Jane borrowed 4,200KES ($50.49) in total  on her own from Jamii Bora and bought her first sewing machine in 2000. She says with pride that she paid that loan back in a year. She has borrowed other times to expand her business as well as to buy her first home in a suburb of Nairobi. It is a long way from the Mathare slums.

The cornerstone of Jane’s success is her dressmaking business. She goes to the clothing markets in Nairobi in search of bridal and formal dresses which she then brings home. She takes the dresses apart and uses the fabric to make two or three girls’ dresses. She does all of this without the aid of paper or measuring tape. She says she knows what she wants the dress to look like when it is done and that is how she makes them.

I got the chance to visit Jane and her family and we talked about her business.

When we met, she was coming back from a one week trip to New York and Denver in the US. It was the first time Jane had ever had a passport and she is the first of her family to ever be outside of Kenya. Jane was the subject of  a New York Times piece by Pulitzer Prize winning columnist Nicholas Kristof and it was through this connection that she made the trip.




She loved her time in New York . Was there anything that surprised her?  “I did not know I could get an ocean in New York. I thought it was only for Kenya.” The Staten Island ferry was also a big hit.
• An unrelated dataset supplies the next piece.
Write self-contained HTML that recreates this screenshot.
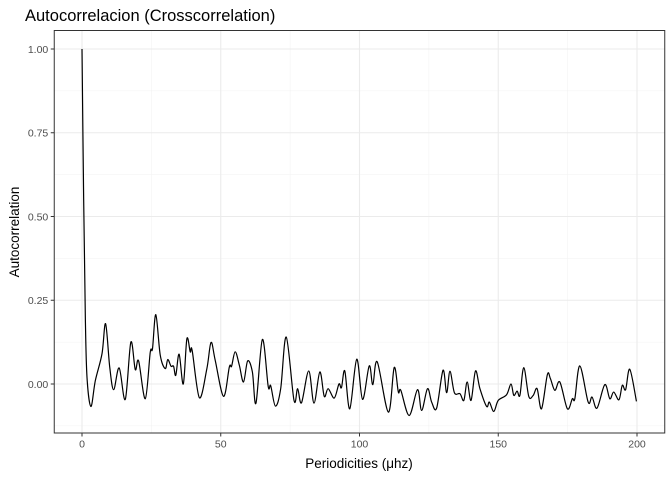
<!DOCTYPE html>
<html><head><meta charset="utf-8">
<style>
body{margin:0;background:#fff;font-family:"Liberation Sans",Arial,sans-serif;}
svg{display:block}
</style></head>
<body>
<svg id="chart" width="672" height="480" viewBox="0 0 672 480">
  <text x="25" y="21" font-size="16.5" fill="#000">Autocorrelacion (Crosscorrelation)</text>
  <g id="grid"></g>
  <g id="series"></g>
  <rect x="54.25" y="30.5" width="610.5" height="402.5" fill="none" stroke="#333" stroke-width="1"/>
  <g id="axes"></g>
  <text x="359" y="468" font-size="13.5" text-anchor="middle" fill="#000">Periodicities (μhz)</text>
  <text transform="translate(19,232) rotate(-90)" font-size="13.5" text-anchor="middle" fill="#000">Autocorrelation</text>
</svg>
<script>
const xs=[0,0.6,1.2,1.8,3.2,4.8,7.2,8.5,10,11.4,13.4,15.6,17.6,19.2,20.4,22.8,24.6,25.4,26.6,28.2,30,30.9,32.1,33,33.8,35,36.5,37.8,39,39.7,42.3,45,46.5,48,51,53.1,53.9,55.2,56.7,58.2,59.7,61.4,62.7,65,67.1,68,69.7,71.6,73.6,76.4,77.7,79.1,81.7,83.6,85.7,87.3,88.7,90.9,92.6,93.5,94.7,96.5,99,101.1,103.5,104.8,106.4,110.4,112.5,114,114.9,117.9,120.9,122.4,124.5,126,127.8,130.1,131.4,132.6,134.2,136.2,137.6,138.8,140.2,141.8,143.4,145.8,146.8,148.4,150,153,154.6,155.6,156.8,157.8,159.2,161,162.6,164,165.6,167.7,168.8,170.4,172.2,174.9,176.7,177.6,179.4,182.4,183.8,185.6,188.4,190.2,191.6,193.5,194.7,195.9,197.4,199.8];
const ys=[1.0,0.55,0.2,0.02,-0.067,0.01,0.09,0.18,0.05,-0.017,0.048,-0.046,0.125,0.043,0.069,-0.044,0.095,0.105,0.207,0.086,0.046,0.073,0.053,0.053,0.026,0.089,0,0.135,0.096,0.1,-0.041,0.046,0.124,0.071,-0.037,0.051,0.053,0.096,0.056,0.006,0.069,0.036,-0.057,0.133,-0.007,-0.005,-0.066,-0.014,0.14,-0.049,-0.014,-0.056,0.039,-0.057,0.036,-0.037,-0.014,-0.042,0,-0.011,0.039,-0.074,0.074,-0.046,0.054,-0.002,0.066,-0.084,0.049,-0.024,-0.019,-0.094,-0.017,-0.079,-0.014,-0.054,-0.072,0.041,-0.026,0.038,-0.026,-0.029,-0.049,0.006,-0.049,0.039,-0.014,-0.067,-0.054,-0.082,-0.049,-0.032,0,-0.034,-0.021,-0.034,0.049,-0.037,-0.034,-0.014,-0.074,0.028,0.016,-0.019,0.006,-0.074,-0.044,-0.044,0.054,-0.054,-0.039,-0.072,-0.002,-0.044,-0.024,-0.047,-0.004,-0.017,0.044,-0.052];
const xTicks=[0,50,100,150,200];
const xTickLabels=["0","50","100","150","200"];
const yTicks=[0,0.25,0.5,0.75,1];
const yTickLabels=["0.00","0.25","0.50","0.75","1.00"];
const xMinor=[25,75,125,175];
const yMinor=[-0.125,0.125,0.375,0.625,0.875];

const X=v=>82+v*2.775;
const Y=v=>384-v*335;
const NS="http://www.w3.org/2000/svg";
function mk(tag,attrs,parent){const e=document.createElementNS(NS,tag);for(const k in attrs)e.setAttribute(k,attrs[k]);parent.appendChild(e);return e;}
const grid=document.getElementById('grid'),axes=document.getElementById('axes'),series=document.getElementById('series');
const L=54.25,R=664.75,T=30.5,B=433;
xMinor.forEach(v=>{const l=mk('line',{x1:X(v),x2:X(v),y1:T,y2:B,stroke:'#f2f2f2','stroke-width':0.6},grid);

});
yMinor.forEach(v=>{const l=mk('line',{x1:L,x2:R,y1:Y(v),y2:Y(v),stroke:'#f2f2f2','stroke-width':0.6},grid);

});
xTicks.forEach((v,i)=>{const l=mk('line',{x1:X(v),x2:X(v),y1:T,y2:B,stroke:'#ebebeb','stroke-width':1.1},grid);


const t=mk('line',{x1:X(v),x2:X(v),y1:B,y2:B+3.5,stroke:'#333','stroke-width':1},axes);


const tx=mk('text',{x:X(v),y:B+14.5,'font-size':10.5,'text-anchor':'middle',fill:'#4d4d4d'},axes);tx.textContent=xTickLabels[i];

});
yTicks.forEach((v,i)=>{const l=mk('line',{x1:L,x2:R,y1:Y(v),y2:Y(v),stroke:'#ebebeb','stroke-width':1.1},grid);


const t=mk('line',{x1:L-3.5,x2:L,y1:Y(v),y2:Y(v),stroke:'#333','stroke-width':1},axes);


const tx=mk('text',{x:L-6,y:Y(v)+3.8,'font-size':10.5,'text-anchor':'end',fill:'#4d4d4d'},axes);tx.textContent=yTickLabels[i];

});
const P=xs.map((x,i)=>[X(x),Y(ys[i])]);
let d='M'+P[0][0]+','+P[0][1];
for(let i=0;i<P.length-1;i++){const p0=P[Math.max(0,i-1)],p1=P[i],p2=P[i+1],p3=P[Math.min(P.length-1,i+2)];
const c1=[p1[0]+(p2[0]-p0[0])/6,p1[1]+(p2[1]-p0[1])/6],c2=[p2[0]-(p3[0]-p1[0])/6,p2[1]-(p3[1]-p1[1])/6];
if(i===0){c1[0]=p1[0];c1[1]=p1[1];}
d+=' C'+c1[0].toFixed(2)+','+c1[1].toFixed(2)+' '+c2[0].toFixed(2)+','+c2[1].toFixed(2)+' '+p2[0].toFixed(2)+','+p2[1].toFixed(2);}
const path=mk('path',{d:d,fill:'none',stroke:'#000','stroke-width':1.2,'stroke-linejoin':'round'},series);


</script>
</body></html>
Her trip to Denver was in order to speak at a conference for women. She amazed even herself by speaking to more than 750 people and telling them her story.

I wanted to know more and took note of the answers she gave me to my questions on the plane and at a subsequent visit to her home:

On being a mother –

“I could not have something to say if I didn’t have my kids. I think my story is powered by having kids and getting them to school.”

Caroline is 20 and has already graduated from high school and a computer skills program. She studied web design and will be putting together a website for her mother. Anthony was the only one I didn’t meet but he is a star student at 18 and wants to be an engineer. Cynthia is 14 and we talked about the benefits of being a lawyer or a super model – in truth she could do either. Moses is 9 and was doing homework at the table while we talked. With so many ladies in the room, he excused himself to go and sit with James who was more comfortably waiting in the car away from the chatter.

Jane is….

” Jane is a mother of 4, very talented in tailoring and bead making but looking for support to network her business and also to get my children in school in  a proper manner.”

The best and worst things about your life –

“The best thing is meeting the needs of my kids. The worst is when I fail to give the things they need or when I hear that someone has died of HIV.”

Goal in 5 years –

“To continue to tell my story. To give hope.”

Any other goals –

“1. I want to have a store where I can sell my dresses and my necklaces. I want to have some international customers. If I get successful I want to run a program for HIV orphans. I also want to run a computer program for people to learn. If I am invited, I am prepared to travel anywhere now to tell my story.”

Personal Joy –

“I’m alive; that’s the first thing.My children are healthy. I am healthy and I can do my work and meet new friends.”

Thank you Jane. You reminded me of what’s important.